Royal New Zealand Air Force
New Zealand and American troops went ashore at Stirling and Mono Islands in the Treasuries on the morning of 27 October 1943. Surprise was essential to the success of the operation, as the Japanese could have heavily reinforced the Treasuries from the Shortlands and southern Bougainville at a few hours' notice.
Five groups of transports brought the troops up from Guadalcanal, Rendova and Vella Lavella, approaching their objectives under cover of darkness. All units were spotted during the night by enemy reconnaissance aircraft, but the Japanese appear to have taken little notice of the reports from their planes. At all events, a satisfactory degree of surprise was attained.
New Zealand troops landed on Stirling without opposition, but the attack on Mono was met by artillery, mortar and small-arms fire.

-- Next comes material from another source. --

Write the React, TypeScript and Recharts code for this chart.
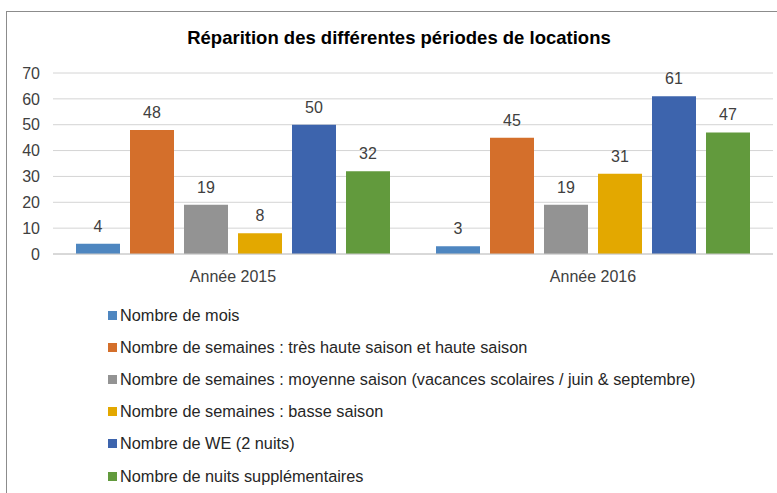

Despite this the landing was successfully made, and by the end of the day all effective opposition had been overcome.
Throughout the day fighter patrols were maintained over the Treasuries to give protection to the landing forces and shipping. The RNZAF Wing flew ten patrols on this duty. The first operations of the day were a patrol by eight aircraft of No. 18 Squadron over the islands from 5.40 in the morning until 8.40, and one by page 205 four aircraft from 5.40 till ten past eight covering the task force immediately before and during its landings. Four other patrols of four aircraft each flew over the landing operations at two-hour intervals. No. 15 Squadron flew four patrols during the day, two of four aircraft and two of eight.
No contact was made with enemy aircraft until the afternoon, when thirty to forty Val dive-bombers and fifty to sixty Zeke and Hamp fighters attacked the landing craft unloading at the beaches. At the time both American and New Zealand fighters were patrolling to the north-west and north-east of the islands. In all, three groups of enemy planes were successfully intercepted by the Allied fighter screen, but a fourth group got through and damaged the fighter director ship, the USS Cony, with two direct bomb hits. Flights from both New Zealand squadrons intercepted enemy formations and between them shot down four Japanese fighters for no loss to themselves.